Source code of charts

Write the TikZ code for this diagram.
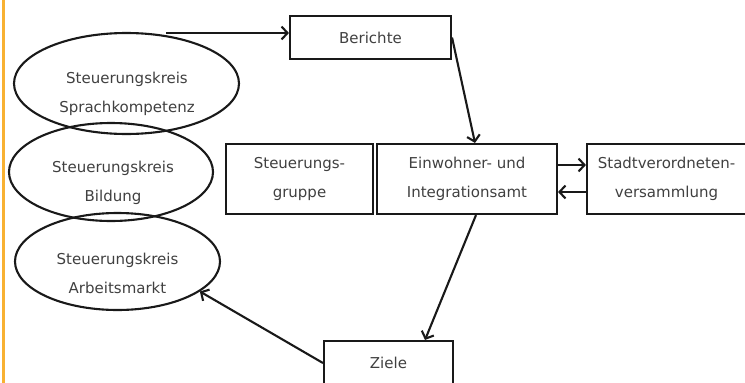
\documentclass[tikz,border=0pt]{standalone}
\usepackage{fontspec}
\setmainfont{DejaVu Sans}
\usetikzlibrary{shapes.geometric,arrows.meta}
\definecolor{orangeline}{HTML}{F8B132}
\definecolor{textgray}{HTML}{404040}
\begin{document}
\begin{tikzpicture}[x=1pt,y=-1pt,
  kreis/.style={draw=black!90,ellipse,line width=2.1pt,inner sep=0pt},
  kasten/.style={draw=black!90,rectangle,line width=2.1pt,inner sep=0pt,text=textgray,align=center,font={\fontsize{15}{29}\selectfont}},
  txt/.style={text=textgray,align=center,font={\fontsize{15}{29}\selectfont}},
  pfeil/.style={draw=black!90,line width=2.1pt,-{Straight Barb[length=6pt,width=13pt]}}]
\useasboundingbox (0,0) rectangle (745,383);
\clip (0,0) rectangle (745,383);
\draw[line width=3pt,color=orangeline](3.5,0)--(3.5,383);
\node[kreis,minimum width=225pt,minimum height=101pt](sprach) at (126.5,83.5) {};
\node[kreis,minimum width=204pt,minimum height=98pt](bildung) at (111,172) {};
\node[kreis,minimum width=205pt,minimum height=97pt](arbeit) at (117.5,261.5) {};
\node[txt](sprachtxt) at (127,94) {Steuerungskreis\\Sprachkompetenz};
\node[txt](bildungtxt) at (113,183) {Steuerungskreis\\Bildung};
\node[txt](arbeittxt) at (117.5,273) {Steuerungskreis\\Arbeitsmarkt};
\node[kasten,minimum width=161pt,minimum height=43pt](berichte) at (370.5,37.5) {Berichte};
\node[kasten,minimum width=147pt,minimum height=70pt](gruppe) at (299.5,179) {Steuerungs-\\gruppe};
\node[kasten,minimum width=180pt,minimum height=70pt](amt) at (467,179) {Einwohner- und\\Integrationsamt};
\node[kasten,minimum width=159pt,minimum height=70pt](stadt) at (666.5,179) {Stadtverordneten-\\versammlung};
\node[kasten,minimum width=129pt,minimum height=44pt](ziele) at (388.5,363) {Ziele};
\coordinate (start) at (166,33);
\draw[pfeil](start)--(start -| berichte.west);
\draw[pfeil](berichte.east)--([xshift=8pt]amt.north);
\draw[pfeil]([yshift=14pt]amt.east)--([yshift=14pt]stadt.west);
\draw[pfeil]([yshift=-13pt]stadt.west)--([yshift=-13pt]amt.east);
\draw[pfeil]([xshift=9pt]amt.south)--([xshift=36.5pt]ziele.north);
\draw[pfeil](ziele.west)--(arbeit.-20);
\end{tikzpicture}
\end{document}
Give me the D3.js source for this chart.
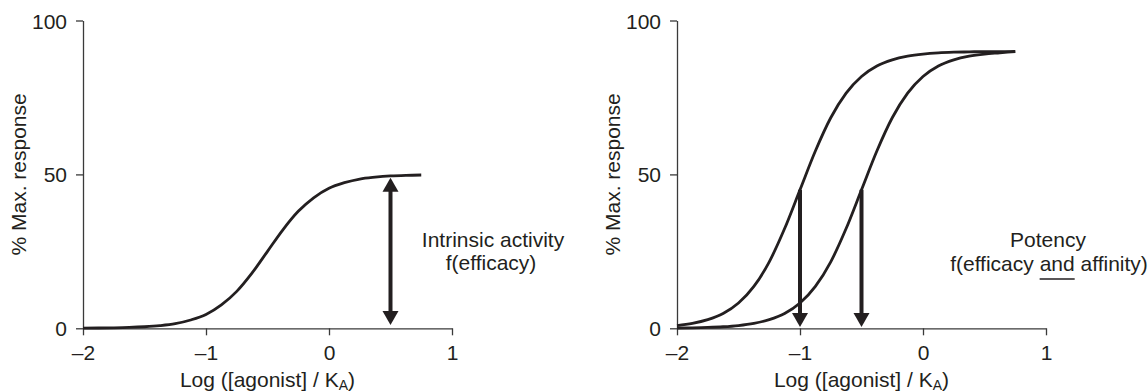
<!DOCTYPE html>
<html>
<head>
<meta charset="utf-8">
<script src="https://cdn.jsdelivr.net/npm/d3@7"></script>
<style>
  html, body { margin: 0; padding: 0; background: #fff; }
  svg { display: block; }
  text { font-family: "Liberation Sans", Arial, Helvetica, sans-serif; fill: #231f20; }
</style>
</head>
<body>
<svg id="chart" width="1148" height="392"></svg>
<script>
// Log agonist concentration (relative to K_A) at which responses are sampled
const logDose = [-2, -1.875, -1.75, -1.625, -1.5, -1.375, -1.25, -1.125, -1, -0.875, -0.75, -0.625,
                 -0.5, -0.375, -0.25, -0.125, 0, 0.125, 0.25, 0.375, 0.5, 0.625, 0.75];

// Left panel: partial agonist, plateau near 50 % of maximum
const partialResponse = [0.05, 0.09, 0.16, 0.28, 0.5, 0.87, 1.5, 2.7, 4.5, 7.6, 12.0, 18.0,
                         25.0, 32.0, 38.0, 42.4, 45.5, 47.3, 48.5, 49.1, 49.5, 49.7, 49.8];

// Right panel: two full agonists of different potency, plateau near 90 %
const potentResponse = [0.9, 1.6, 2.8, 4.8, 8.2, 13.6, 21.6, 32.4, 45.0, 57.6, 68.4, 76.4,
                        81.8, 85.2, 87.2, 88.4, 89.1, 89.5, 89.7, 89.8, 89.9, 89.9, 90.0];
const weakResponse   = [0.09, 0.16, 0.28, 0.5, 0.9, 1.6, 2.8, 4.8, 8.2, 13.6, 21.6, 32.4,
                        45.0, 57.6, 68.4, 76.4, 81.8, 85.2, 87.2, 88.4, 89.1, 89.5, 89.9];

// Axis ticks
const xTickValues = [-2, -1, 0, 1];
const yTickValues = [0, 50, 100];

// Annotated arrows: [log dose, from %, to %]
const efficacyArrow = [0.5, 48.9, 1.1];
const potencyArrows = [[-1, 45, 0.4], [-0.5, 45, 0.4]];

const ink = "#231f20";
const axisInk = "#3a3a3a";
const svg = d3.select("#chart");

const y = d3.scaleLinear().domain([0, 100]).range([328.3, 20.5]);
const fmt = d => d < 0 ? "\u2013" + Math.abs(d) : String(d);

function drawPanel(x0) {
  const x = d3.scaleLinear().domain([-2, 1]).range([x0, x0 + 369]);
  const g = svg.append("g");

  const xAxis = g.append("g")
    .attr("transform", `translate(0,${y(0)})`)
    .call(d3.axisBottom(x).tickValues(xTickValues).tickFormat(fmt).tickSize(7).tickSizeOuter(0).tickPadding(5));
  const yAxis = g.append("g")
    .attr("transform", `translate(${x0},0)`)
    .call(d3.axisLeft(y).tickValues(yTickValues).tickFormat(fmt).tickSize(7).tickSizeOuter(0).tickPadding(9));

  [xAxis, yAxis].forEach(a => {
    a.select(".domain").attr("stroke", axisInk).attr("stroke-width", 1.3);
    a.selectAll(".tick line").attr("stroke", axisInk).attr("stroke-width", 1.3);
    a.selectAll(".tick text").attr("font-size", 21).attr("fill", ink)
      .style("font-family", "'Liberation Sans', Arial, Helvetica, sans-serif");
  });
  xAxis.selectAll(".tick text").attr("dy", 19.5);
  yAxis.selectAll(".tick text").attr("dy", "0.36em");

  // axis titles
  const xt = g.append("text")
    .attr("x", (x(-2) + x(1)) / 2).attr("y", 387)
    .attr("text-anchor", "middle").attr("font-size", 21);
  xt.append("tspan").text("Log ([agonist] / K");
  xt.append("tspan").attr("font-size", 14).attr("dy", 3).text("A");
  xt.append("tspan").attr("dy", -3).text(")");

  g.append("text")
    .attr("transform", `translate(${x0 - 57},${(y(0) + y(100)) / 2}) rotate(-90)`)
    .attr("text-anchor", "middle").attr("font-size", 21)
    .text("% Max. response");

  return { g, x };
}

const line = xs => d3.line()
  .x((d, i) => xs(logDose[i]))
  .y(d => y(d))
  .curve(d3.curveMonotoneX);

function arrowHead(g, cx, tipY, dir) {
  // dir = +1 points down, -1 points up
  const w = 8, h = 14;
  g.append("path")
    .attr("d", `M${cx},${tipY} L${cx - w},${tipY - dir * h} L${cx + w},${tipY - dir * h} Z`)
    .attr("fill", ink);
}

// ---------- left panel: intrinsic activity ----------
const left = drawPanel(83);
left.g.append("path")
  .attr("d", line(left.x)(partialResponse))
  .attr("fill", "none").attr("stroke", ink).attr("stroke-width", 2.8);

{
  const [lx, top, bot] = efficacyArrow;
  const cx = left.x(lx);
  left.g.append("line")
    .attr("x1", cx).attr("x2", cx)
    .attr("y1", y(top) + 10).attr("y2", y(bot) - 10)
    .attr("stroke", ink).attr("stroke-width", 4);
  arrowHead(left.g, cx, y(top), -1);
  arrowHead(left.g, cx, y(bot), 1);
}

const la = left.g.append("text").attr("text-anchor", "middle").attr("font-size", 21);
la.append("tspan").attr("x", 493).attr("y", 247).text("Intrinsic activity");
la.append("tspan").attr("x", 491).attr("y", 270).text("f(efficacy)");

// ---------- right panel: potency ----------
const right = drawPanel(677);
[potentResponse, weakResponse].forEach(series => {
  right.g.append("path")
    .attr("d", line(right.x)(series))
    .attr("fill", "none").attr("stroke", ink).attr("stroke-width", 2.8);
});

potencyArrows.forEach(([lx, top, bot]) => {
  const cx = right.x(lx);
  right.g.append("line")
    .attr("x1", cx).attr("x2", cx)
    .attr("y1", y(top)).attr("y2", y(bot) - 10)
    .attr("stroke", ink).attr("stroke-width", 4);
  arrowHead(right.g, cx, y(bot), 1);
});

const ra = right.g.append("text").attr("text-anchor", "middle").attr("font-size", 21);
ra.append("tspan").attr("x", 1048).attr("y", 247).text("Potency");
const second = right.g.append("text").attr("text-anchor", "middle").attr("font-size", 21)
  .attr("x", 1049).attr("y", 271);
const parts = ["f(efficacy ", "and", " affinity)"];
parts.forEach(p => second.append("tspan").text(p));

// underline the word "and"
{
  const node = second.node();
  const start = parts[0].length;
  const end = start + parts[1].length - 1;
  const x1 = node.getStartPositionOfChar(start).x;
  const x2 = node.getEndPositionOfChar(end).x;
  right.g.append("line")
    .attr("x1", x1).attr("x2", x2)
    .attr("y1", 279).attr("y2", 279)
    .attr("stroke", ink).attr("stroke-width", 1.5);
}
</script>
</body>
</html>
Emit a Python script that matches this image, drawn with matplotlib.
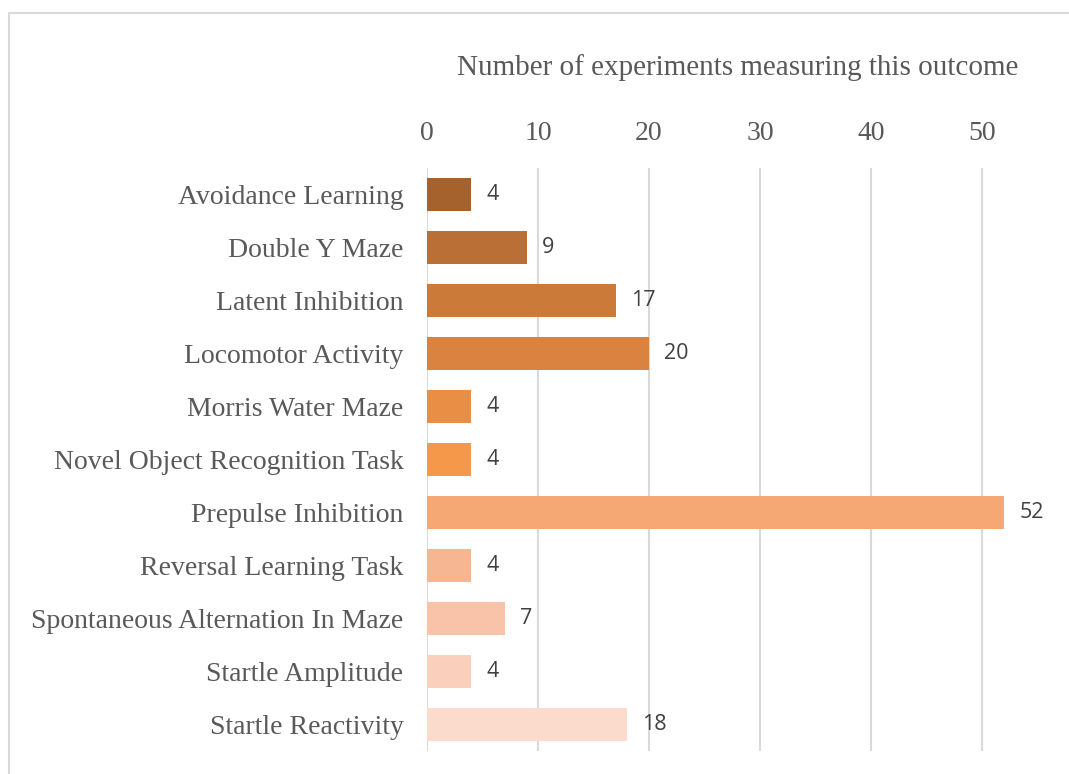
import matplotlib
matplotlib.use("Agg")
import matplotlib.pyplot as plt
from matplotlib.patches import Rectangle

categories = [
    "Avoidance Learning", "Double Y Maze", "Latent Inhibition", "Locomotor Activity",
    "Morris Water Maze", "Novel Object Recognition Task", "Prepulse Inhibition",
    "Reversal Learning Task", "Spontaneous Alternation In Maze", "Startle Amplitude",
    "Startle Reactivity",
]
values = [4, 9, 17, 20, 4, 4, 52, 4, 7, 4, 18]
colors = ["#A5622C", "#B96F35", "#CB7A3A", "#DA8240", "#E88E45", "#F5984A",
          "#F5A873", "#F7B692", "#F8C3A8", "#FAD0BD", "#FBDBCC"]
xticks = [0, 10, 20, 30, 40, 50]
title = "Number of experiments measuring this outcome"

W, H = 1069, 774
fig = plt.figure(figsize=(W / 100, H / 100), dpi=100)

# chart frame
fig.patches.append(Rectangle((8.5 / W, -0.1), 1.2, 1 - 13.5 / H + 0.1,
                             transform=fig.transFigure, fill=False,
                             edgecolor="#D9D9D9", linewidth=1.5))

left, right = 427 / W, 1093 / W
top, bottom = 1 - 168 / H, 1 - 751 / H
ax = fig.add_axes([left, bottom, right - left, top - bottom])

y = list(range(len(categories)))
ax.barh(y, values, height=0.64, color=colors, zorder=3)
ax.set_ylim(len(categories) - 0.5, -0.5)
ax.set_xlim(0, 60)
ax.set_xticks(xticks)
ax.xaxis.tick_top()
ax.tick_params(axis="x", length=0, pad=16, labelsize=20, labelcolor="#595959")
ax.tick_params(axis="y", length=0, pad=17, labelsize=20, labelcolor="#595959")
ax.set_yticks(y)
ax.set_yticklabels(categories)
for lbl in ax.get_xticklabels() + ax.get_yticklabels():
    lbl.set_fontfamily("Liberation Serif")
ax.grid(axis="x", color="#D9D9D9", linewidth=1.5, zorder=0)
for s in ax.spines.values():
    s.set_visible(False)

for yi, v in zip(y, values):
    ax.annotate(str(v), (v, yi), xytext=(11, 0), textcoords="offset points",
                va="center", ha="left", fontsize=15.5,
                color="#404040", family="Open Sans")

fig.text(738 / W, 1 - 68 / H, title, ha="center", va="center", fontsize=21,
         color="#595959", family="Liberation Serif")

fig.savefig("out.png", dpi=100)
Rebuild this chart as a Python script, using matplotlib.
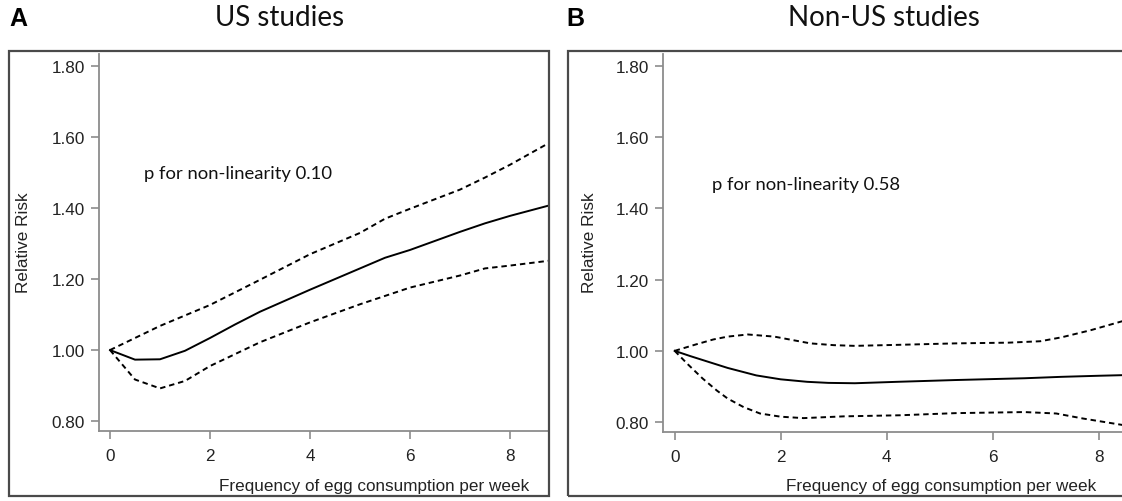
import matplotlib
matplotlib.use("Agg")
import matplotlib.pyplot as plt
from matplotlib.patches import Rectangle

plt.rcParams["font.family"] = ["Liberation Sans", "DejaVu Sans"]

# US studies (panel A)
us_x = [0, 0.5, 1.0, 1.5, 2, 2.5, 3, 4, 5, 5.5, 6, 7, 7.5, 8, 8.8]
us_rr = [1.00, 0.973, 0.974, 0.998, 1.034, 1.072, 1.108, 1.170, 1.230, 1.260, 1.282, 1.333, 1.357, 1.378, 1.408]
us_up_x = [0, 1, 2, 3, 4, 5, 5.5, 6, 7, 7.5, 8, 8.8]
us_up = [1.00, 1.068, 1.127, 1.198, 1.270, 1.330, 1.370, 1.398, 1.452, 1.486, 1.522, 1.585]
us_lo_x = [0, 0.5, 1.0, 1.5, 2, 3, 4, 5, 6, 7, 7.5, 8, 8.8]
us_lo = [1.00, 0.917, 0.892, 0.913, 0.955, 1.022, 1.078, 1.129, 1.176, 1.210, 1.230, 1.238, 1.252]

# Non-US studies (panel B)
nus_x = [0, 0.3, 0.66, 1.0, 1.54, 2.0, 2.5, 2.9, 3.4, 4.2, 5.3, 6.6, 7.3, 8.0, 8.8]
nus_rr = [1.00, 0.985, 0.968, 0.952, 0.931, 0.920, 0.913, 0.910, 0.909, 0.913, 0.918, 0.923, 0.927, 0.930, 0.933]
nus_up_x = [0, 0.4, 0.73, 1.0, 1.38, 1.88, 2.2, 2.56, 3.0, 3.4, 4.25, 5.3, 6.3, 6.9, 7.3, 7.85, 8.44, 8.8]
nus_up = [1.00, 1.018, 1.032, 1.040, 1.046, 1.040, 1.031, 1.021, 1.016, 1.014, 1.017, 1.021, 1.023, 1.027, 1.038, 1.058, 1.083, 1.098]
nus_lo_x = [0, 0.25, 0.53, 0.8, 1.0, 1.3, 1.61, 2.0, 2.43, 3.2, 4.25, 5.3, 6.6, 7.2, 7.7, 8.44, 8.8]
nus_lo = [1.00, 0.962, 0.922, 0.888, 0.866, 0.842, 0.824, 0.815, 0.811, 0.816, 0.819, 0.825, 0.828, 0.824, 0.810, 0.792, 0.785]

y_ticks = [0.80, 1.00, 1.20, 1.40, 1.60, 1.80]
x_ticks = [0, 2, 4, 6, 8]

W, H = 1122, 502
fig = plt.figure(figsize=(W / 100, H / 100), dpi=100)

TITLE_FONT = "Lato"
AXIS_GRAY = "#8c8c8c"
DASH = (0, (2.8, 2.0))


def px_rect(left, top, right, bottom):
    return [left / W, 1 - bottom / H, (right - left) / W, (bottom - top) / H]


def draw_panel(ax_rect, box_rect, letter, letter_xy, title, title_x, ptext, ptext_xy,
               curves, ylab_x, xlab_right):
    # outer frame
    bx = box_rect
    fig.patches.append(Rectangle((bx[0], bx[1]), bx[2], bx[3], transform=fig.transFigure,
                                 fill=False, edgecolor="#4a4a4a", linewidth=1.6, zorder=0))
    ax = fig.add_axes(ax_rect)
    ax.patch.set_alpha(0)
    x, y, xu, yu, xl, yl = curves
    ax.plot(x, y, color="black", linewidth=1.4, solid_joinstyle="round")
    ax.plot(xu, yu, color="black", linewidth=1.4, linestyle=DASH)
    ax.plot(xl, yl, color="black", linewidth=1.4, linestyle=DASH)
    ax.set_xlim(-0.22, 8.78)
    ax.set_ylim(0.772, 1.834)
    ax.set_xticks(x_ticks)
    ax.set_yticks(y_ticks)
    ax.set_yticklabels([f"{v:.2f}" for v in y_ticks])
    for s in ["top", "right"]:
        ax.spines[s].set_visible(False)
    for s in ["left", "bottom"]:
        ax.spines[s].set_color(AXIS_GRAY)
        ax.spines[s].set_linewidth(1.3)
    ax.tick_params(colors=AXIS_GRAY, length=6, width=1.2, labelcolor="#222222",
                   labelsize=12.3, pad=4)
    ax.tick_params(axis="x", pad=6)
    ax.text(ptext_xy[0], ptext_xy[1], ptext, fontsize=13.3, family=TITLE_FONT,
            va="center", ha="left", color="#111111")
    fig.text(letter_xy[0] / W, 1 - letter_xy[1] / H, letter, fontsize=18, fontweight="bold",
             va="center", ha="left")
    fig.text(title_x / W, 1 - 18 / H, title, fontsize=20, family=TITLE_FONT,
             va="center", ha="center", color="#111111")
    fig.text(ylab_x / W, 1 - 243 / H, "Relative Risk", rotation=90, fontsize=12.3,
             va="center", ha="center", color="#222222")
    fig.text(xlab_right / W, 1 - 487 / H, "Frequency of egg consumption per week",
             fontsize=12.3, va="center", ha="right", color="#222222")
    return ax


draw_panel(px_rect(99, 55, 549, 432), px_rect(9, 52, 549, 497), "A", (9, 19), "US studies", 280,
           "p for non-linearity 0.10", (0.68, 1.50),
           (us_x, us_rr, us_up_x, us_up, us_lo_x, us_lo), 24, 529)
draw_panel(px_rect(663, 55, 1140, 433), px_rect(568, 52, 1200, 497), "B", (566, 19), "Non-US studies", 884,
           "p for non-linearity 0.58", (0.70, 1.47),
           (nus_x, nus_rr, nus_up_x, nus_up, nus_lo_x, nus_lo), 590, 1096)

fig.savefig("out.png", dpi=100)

* AIM *
The lines you need run from the one containing "Emit a Python" down to the one containing "ax = fig.add_axes([left, bottom, right"; print them exactly, both ends included, and leave out pictures.

* REPLY *
Emit a Python script that matches this image, drawn with matplotlib.
import matplotlib
matplotlib.use("Agg")
import matplotlib.pyplot as plt
from matplotlib.patches import Rectangle

categories = [
    "Avoidance Learning", "Double Y Maze", "Latent Inhibition", "Locomotor Activity",
    "Morris Water Maze", "Novel Object Recognition Task", "Prepulse Inhibition",
    "Reversal Learning Task", "Spontaneous Alternation In Maze", "Startle Amplitude",
    "Startle Reactivity",
]
values = [4, 9, 17, 20, 4, 4, 52, 4, 7, 4, 18]
colors = ["#A5622C", "#B96F35", "#CB7A3A", "#DA8240", "#E88E45", "#F5984A",
          "#F5A873", "#F7B692", "#F8C3A8", "#FAD0BD", "#FBDBCC"]
xticks = [0, 10, 20, 30, 40, 50]
title = "Number of experiments measuring this outcome"

W, H = 1069, 774
fig = plt.figure(figsize=(W / 100, H / 100), dpi=100)

# chart frame
fig.patches.append(Rectangle((8.5 / W, -0.1), 1.2, 1 - 13.5 / H + 0.1,
                             transform=fig.transFigure, fill=False,
                             edgecolor="#D9D9D9", linewidth=1.5))

left, right = 427 / W, 1093 / W
top, bottom = 1 - 168 / H, 1 - 751 / H
ax = fig.add_axes([left, bottom, right - left, top - bottom])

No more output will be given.